Pour Bertrand Tavernier, il était essentiel de garder cette vérité dans le film. “Je n’ai jamais voulu que le film soit cynique ou qu’il traite avec condescendance le sujet. J’aime tous les personnages de ce film : le chef de cabinet Maupas est un homme fascinant, il travaille 18h par jour et ne dilapide pas l’argent public. Quand on a ce genre de chose à l’esprit, on ne peut pas, et on ne veut pas, être irrespectueux”.
Et que dire de Thierry Lhermitte ? On est amusé par ce ministre qui cherche ans cesse à conjuguer son amour pour la littérature à ses discours. Bien sûr, on ressent de la compassion pour Arthur qui arrive au milieu de toute cette effervescence diplomatique, marquée par la crise du Ludménistan, qui fait clairement référence au début de la Guerre en Irak en 2003.
Mais c’est justement dans cette pagaille que Tavernier trouve la matière de son film, notamment lors du discours final du film, faisant référence à celui de Dominique de Villepin à l’ONU contre la guerre en Irak : “Ce discours naît au milieu du chaos, c’est extraordinaire, rien n’a jamais été aussi fort dans la politique française après ce moment”, estime le réalisateur.
On pourrait penser qu’exposer les méthodes de travail de hauts diplomates était risqué pour Antonin Baudry. Mais il n’en est rien. “Tout le monde a adoré la BD au Quai d’Orsay : ils ont pensé que c’était très proche de la réalité”. On raconte même que Dominique de Villepin a aimé aussi.

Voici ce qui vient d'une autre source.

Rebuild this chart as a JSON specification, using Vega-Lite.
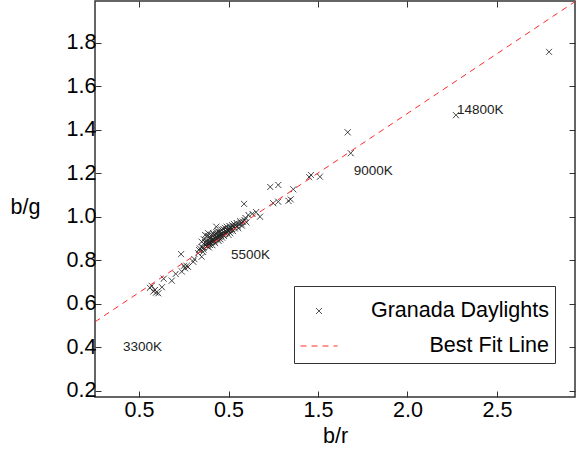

Le film a été très bien accueilli en France, où, lors de sa première semaine d’exploitation, il a fait plus de 370 000 entrées) et au Canada, à la surprise de Tavernier lui-même. Et aux Etats-Unis, où il sort le 21 mars ? “Ce n’est pas mon travail de savoir comment va être reçu le film ici, je réalise des films, je ne suis pas une diseuse de bonne aventure. Bien sûr j’espère qu’il sera apprécié”.